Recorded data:
===============
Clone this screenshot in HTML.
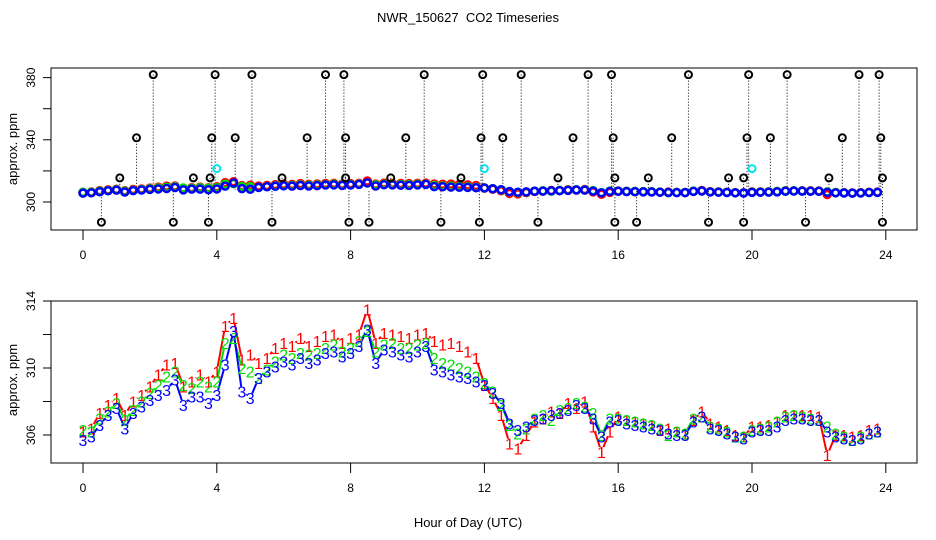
<!DOCTYPE html>
<html><head><meta charset="utf-8">
<style>
html,body{margin:0;padding:0;background:#fff;}
svg{display:block;font-family:"Liberation Sans",Arial,sans-serif;}
</style></head>
<body>
<svg id="chart" width="936" height="540" viewBox="0 0 936 540" xmlns="http://www.w3.org/2000/svg">
<rect width="936" height="540" fill="#fff"/>
<text x="468" y="22" text-anchor="middle" font-size="13" style="white-space:pre">NWR_150627  CO2 Timeseries</text>
<text x="468" y="527" text-anchor="middle" font-size="13">Hour of Day (UTC)</text>
<g id="topPanel"></g>
<g id="botPanel"></g>
</svg>
<script>
const hours = [];
for (let i = 0; i < 96; i++) hours.push(i * 0.25);
const series3 = [305.7,305.9,306.6,307.2,307.6,306.4,307.3,307.7,308.1,308.4,308.7,309.3,307.8,308.3,308.3,307.9,308.4,310.2,312.2,308.6,308.2,309.4,309.8,310.1,310.4,310.2,310.6,310.3,310.5,310.9,311.0,310.7,310.9,311.3,312.3,310.3,311.1,311.0,310.8,310.7,311.0,311.3,309.9,309.8,309.6,309.5,309.4,309.2,309.0,308.5,307.9,306.7,306.3,306.5,306.9,307.0,307.2,307.3,307.5,307.8,307.6,307.0,305.9,306.8,306.9,306.7,306.6,306.5,306.4,306.3,306.1,306.0,306.0,306.8,307.1,306.4,306.3,306.1,305.9,305.8,306.2,306.3,306.3,306.5,306.9,307.0,307.0,306.9,306.9,306.2,305.9,305.8,305.7,305.8,306.1,306.2];
const series1 = [306.2,306.4,307.3,307.8,308.2,307.2,308.0,308.4,308.9,309.6,310.2,310.3,308.9,309.2,309.6,309.2,309.8,312.5,313.0,310.5,310.8,310.3,310.6,311.2,311.5,311.3,311.8,311.3,311.6,311.9,312.0,311.5,311.8,312.0,313.5,311.5,312.1,312.0,311.9,311.8,312.0,312.1,311.6,311.4,311.5,311.3,311.0,310.6,309.0,308.2,307.2,305.5,305.2,306.0,306.8,307.0,307.4,307.3,307.9,307.6,308.0,306.5,305.0,306.2,307.1,306.9,306.8,306.7,306.6,306.3,306.4,306.2,306.1,306.9,307.4,306.7,306.5,306.3,306.0,305.9,306.5,306.5,306.6,306.8,307.2,307.2,307.2,307.2,307.1,304.8,306.0,306.0,305.9,306.0,306.3,306.4];
const series2 = [306.3,306.2,307.0,307.4,307.9,306.9,307.5,308.0,308.5,309.0,309.5,309.8,309.0,308.8,309.2,308.9,309.2,311.5,311.8,310.0,309.8,309.4,309.9,310.4,310.8,310.6,310.9,310.8,310.9,311.2,311.4,311.0,311.2,311.6,312.2,311.0,311.4,311.5,311.2,311.2,311.4,311.5,310.6,310.3,310.2,310.0,309.8,309.5,309.1,308.6,307.8,306.6,306.1,306.4,307.0,307.2,306.9,307.5,307.6,307.9,307.7,307.3,306.0,307.0,307.0,306.9,306.8,306.7,306.6,306.4,306.0,306.2,306.1,307.0,307.1,306.5,306.4,306.2,305.9,305.9,306.3,306.4,306.5,306.8,307.1,307.2,307.1,307.0,306.9,306.5,306.1,305.9,305.7,305.9,306.1,306.2];
const refHours380 = [2.1,3.95,5.05,7.25,7.8,10.2,11.95,13.1,15.1,15.8,18.1,19.9,21.05,23.2,23.8];
const refHours340 = [1.6,3.85,4.55,6.7,7.85,9.65,11.9,12.55,14.65,15.85,17.6,19.85,20.55,22.7,23.85];
const refHours315 = [1.1,3.3,3.8,5.95,7.85,9.2,11.3,14.2,15.9,16.9,19.3,19.75,22.3,23.9];
const refHours287 = [0.55,2.7,3.75,5.65,7.95,8.55,10.7,11.85,13.6,15.9,16.55,18.7,19.75,21.6,23.9];
const refLevels = [381.9,341.3,315.5,287];
const cyanHours = [4.0,12.0,20.0];
const cyanValues = [321.5,321.5,321.5];
const xTicks = [0,4,8,12,16,20,24];
const topYTicks = [300,320,340,360,380];
const topYLabels = ["300","","340","","380"];
const botYTicks = [306,308,310,312,314];
const botYLabels = ["306","","310","","314"];

const NS = "http://www.w3.org/2000/svg";
function mk(tag, attrs, parent){const e=document.createElementNS(NS,tag);for(const k in attrs)e.setAttribute(k,attrs[k]);parent.appendChild(e);return e;}
const X = h => 83 + h * 33.45;
const Ytop = v => 202 - (v - 300) * 1.555;
const Ybot = v => 301 + (314 - v) * 16.75;

function axes(g, y0, y1, Y, yt, yl, label, labelY){
  const box = mk("rect",{x:51,y:y0,width:866,height:y1-y0,fill:"none",stroke:"#000","stroke-width":1},g);
  
  
  const xl = mk("line",{x1:X(0),x2:X(24),y1:y1,y2:y1,stroke:"#000"},g);
  
  
  xTicks.forEach(t=>{
    const tk = mk("line",{x1:X(t),x2:X(t),y1:y1,y2:y1+10,stroke:"#000"},g);
    
    
    const tx = mk("text",{x:X(t),y:y1+29,"text-anchor":"middle","font-size":12},g);
    tx.textContent = String(t);
    
    
  });
  yt.forEach((v,i)=>{
    const tk = mk("line",{x1:43,x2:51,y1:Y(v),y2:Y(v),stroke:"#000"},g);
    
    
    if(yl[i]){
      const tx = mk("text",{x:0,y:0,"text-anchor":"middle","font-size":12,transform:`translate(35,${Y(v)}) rotate(-90)`},g);
      tx.textContent = yl[i];
      
      
    }
  });
  const yt2 = mk("text",{x:0,y:0,"text-anchor":"middle","font-size":13,transform:`translate(17,${labelY}) rotate(-90)`},g);
  yt2.textContent = label;
  
  
}

const topG = document.getElementById("topPanel");
axes(topG, 68, 230, Ytop, topYTicks, topYLabels, "approx. ppm", 149);
[refHours380,refHours340,refHours315,refHours287].forEach((arr,li)=>{
  arr.forEach(h=>{
    const dl = mk("line",{x1:X(h),x2:X(h),y1:Ytop(refLevels[li]),y2:Ytop(308),stroke:"#000","stroke-width":1,"stroke-dasharray":"1,2"},topG);
    
    
  });
});
const seriesCols = ["#ff0000","#00dd00","#0000ff"];
const seriesData = [series1, series2, series3];
seriesData.forEach((s,si)=>{
  s.forEach((v,i)=>{
    const c = mk("circle",{cx:X(hours[i]),cy:Ytop(v),r:3.5,fill:"none",stroke:seriesCols[si],"stroke-width":2.5},topG);
    
    
  });
});
[refHours380,refHours340,refHours315,refHours287].forEach((arr,li)=>{
  arr.forEach(h=>{
    const c = mk("circle",{cx:X(h),cy:Ytop(refLevels[li]),r:3.5,fill:"none",stroke:"#000","stroke-width":2},topG);
    
    
  });
});
cyanHours.forEach((h,i)=>{
  const c = mk("circle",{cx:X(h),cy:Ytop(cyanValues[i]),r:3.5,fill:"none",stroke:"#00e5ee","stroke-width":2},topG);
  
  
});

const botG = document.getElementById("botPanel");
axes(botG, 301, 463, Ybot, botYTicks, botYLabels, "approx. ppm", 380);
const gap = 5;
seriesData.forEach((s,si)=>{
  for(let i=0;i<s.length-1;i++){
    const x1=X(hours[i]), y1=Ybot(s[i]), x2=X(hours[i+1]), y2=Ybot(s[i+1]);
    const d=Math.hypot(x2-x1,y2-y1);
    if(d<=2*gap) continue;
    const ux=(x2-x1)/d, uy=(y2-y1)/d;
    const seg = mk("line",{x1:x1+ux*gap,y1:y1+uy*gap,x2:x2-ux*gap,y2:y2-uy*gap,stroke:seriesCols[si],"stroke-width":2},botG);
    
    
  }
});
seriesData.forEach((s,si)=>{
  s.forEach((v,i)=>{
    const t = mk("text",{x:X(hours[i]),y:Ybot(v)+6,"text-anchor":"middle","font-size":16,fill:seriesCols[si]},botG);
    t.textContent = String(si+1);
    
    
  });
});
</script>
</body></html>
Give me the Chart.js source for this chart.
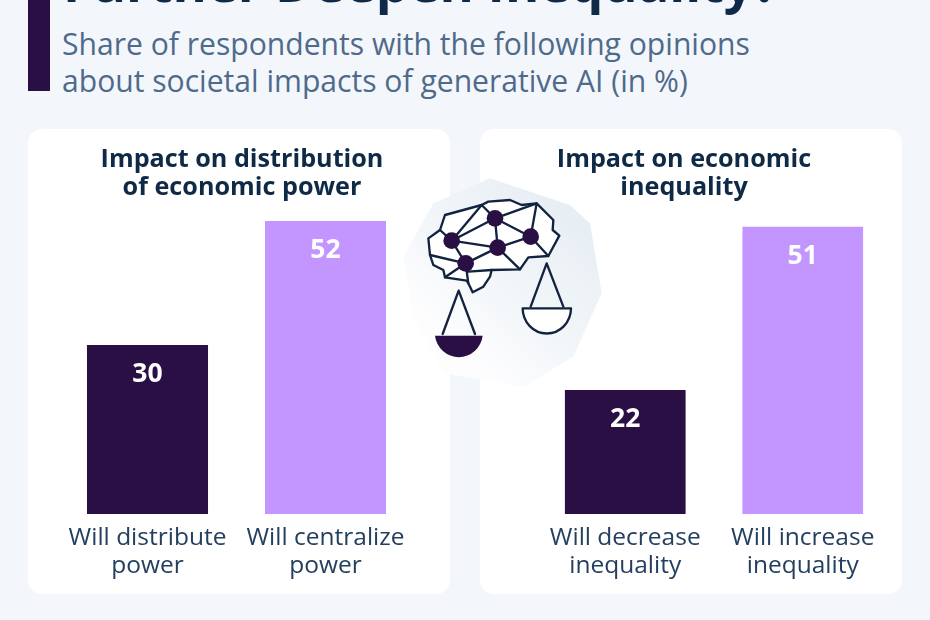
<!DOCTYPE html>
<html>
    <head>
        <title>Will AI Further Deepen Inequality?</title>
        <meta http-equiv="Content-Type" content="text/html; charset=UTF-8">
        <script src="https://cdn.jsdelivr.net/npm/chart.js"></script>
        <style>
            html, body { margin: 0; padding: 0; }
            body { width: 930px; height: 620px; overflow: hidden; position: relative; background: #f3f7fb; font-family: "Open Sans", sans-serif; }
            #accent { position: absolute; left: 28px; top: 0; width: 22px; height: 91px; background: #2a0f45; }
            #headline { position: absolute; left: 63px; top: -48px; font-size: 52.3px; line-height: 60px; font-weight: 700; color: #0f2a47; white-space: nowrap; }
            #sub { position: absolute; left: 62px; top: 25px; font-size: 30.1px; line-height: 37px; color: #4f6a8a; white-space: nowrap; }
            .panel { position: absolute; top: 129px; width: 422px; height: 465px; background: #fff; border-radius: 14px; }
            #panelLeft { left: 28px; }
            #panelRight { left: 480px; }
            .panel canvas { position: absolute; left: 0; top: 0; }
            .panel h2 { position: absolute; top: 14px; margin: 0; width: 100%; text-align: center; font-size: 25.2px; line-height: 28px; font-weight: 700; color: #0f2a47; }
            #panelLeft h2 { left: 3px; }
            #panelRight h2 { left: -7px; }
            #illustration { position: absolute; left: 400px; top: 170px; width: 210px; height: 220px; }
        </style>
    </head>
    <body>

        <div id="accent"></div>
        <div id="headline">Further Deepen Inequality?</div>
        <div id="sub">Share of respondents with the following opinions<br>about societal impacts of generative AI (in %)</div>

        <div class="panel" id="panelLeft">
            <canvas id="chartPower" width="422" height="465"></canvas>
            <h2>Impact on distribution<br>of economic power</h2>
        </div>
        <div class="panel" id="panelRight">
            <canvas id="chartInequality" width="422" height="465"></canvas>
            <h2>Impact on economic<br>inequality</h2>
        </div>

        <svg id="illustration" viewBox="0 0 630 660" xmlns="http://www.w3.org/2000/svg">
            <defs>
                <linearGradient id="blob" x1="0.8" y1="0.15" x2="0.25" y2="0.8">
                    <stop offset="0" stop-color="#e8eff4"/>
                    <stop offset="0.55" stop-color="#f2f6f9"/>
                    <stop offset="1" stop-color="#fdfdfe"/>
                </linearGradient>
            </defs>
            <path d="M10 260 L100 100 L270 25 L510 105 L570 160 L605 370 L520 560 L370 650 L130 610 L40 440 Z" fill="url(#blob)"/>
            <g fill="none" stroke="#12233f" stroke-width="7" stroke-linejoin="round" stroke-linecap="round">
                <path fill="#fff" d="M135 135 L245 105 L265 95 L330 90 L365 105 L410 100 L460 150 L458 180 L478 197 L445 258 L385 262 L360 298 L275 300 L270 320 L250 350 L218 367 L205 340 L200 332 L135 322 L130 300 L100 285 L90 255 L85 205 L120 180 Z"/>
                <path d="M120 180 L155 212 M245 105 L155 212 M245 105 L285 145 M285 145 L155 212 M285 145 L410 100 M285 145 L293 233 M155 212 L293 233 M285 145 L392 200 M410 100 L392 200 M392 200 L293 233 M392 200 L445 258 M293 233 L197 280 M155 212 L197 280 M90 255 L197 280 M197 280 L135 322 M197 280 L205 340 M275 300 L205 305 M293 233 L360 298"/>
                <path d="M128 492 L176 362 L225 492"/>
                <path d="M392 410 L440 280 L490 410"/>
                <path fill="#fff" d="M368 415 L513 415 A72 75 0 0 1 368 415 Z"/>
            </g>
            <g fill="#2a0f45">
                <circle cx="285" cy="145" r="25"/>
                <circle cx="155" cy="212" r="25"/>
                <circle cx="293" cy="233" r="25"/>
                <circle cx="392" cy="200" r="25"/>
                <circle cx="197" cy="280" r="25"/>
                <path d="M105 497 L248 497 A72 73 0 0 1 105 497 Z"/>
            </g>
        </svg>

        <script>
            const categoriesPower = [["Will distribute", "power"], ["Will centralize", "power"]];
            const valuesPower = [30, 52];
            const categoriesInequality = [["Will decrease", "inequality"], ["Will increase", "inequality"]];
            const valuesInequality = [22, 51];
            const barColors = ["#2a0f45", "#c395ff"];

            // valeur affichée dans le haut de chaque barre
            const barValues = {
                id: 'barValues',
                afterDatasetsDraw(chart) {
                    const ctx = chart.ctx;
                    ctx.save();
                    ctx.fillStyle = '#fff';
                    ctx.font = '700 26.5px "Open Sans"';
                    ctx.textAlign = 'center';
                    ctx.textBaseline = 'middle';
                    chart.getDatasetMeta(0).data.forEach(function (bar, i) {
                        ctx.fillText(chart.data.datasets[0].data[i], bar.x, bar.y + 29.5);
                    });
                    ctx.restore();
                }
            };

            function drawChart(id, categories, values, padLeft, padRight) {
                return new Chart(document.getElementById(id), {
                    type: 'bar',
                    data: {
                        labels: categories,
                        datasets: [{
                            data: values,
                            backgroundColor: barColors,
                            barPercentage: 1,
                            categoryPercentage: 0.68
                        }]
                    },
                    options: {
                        responsive: false,
                        animation: false,
                        layout: { padding: { top: 47, left: padLeft, right: padRight, bottom: 0 } },
                        plugins: { legend: { display: false }, tooltip: { enabled: false } },
                        scales: {
                            x: {
                                grid: { display: false },
                                border: { display: false },
                                afterFit: function (scale) { scale.height = 80; },
                                ticks: {
                                    autoSkip: false,
                                    maxRotation: 0,
                                    padding: 2,
                                    color: '#24405e',
                                    font: { family: '"Open Sans"', size: 24.5, lineHeight: 1.15 }
                                }
                            },
                            y: { display: false, min: 0, max: 60 }
                        }
                    },
                    plugins: [barValues]
                });
            }

            drawChart('chartPower', categoriesPower, valuesPower, 30.5, 35.5);
            drawChart('chartInequality', categoriesInequality, valuesInequality, 56.5, 10.5);
        </script>
    </body>
</html>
===============
Stated problem: Extract each line holding the word "this" from the records.

Reply:
Clone this screenshot in HTML.
Give me the Chart.js source for this chart.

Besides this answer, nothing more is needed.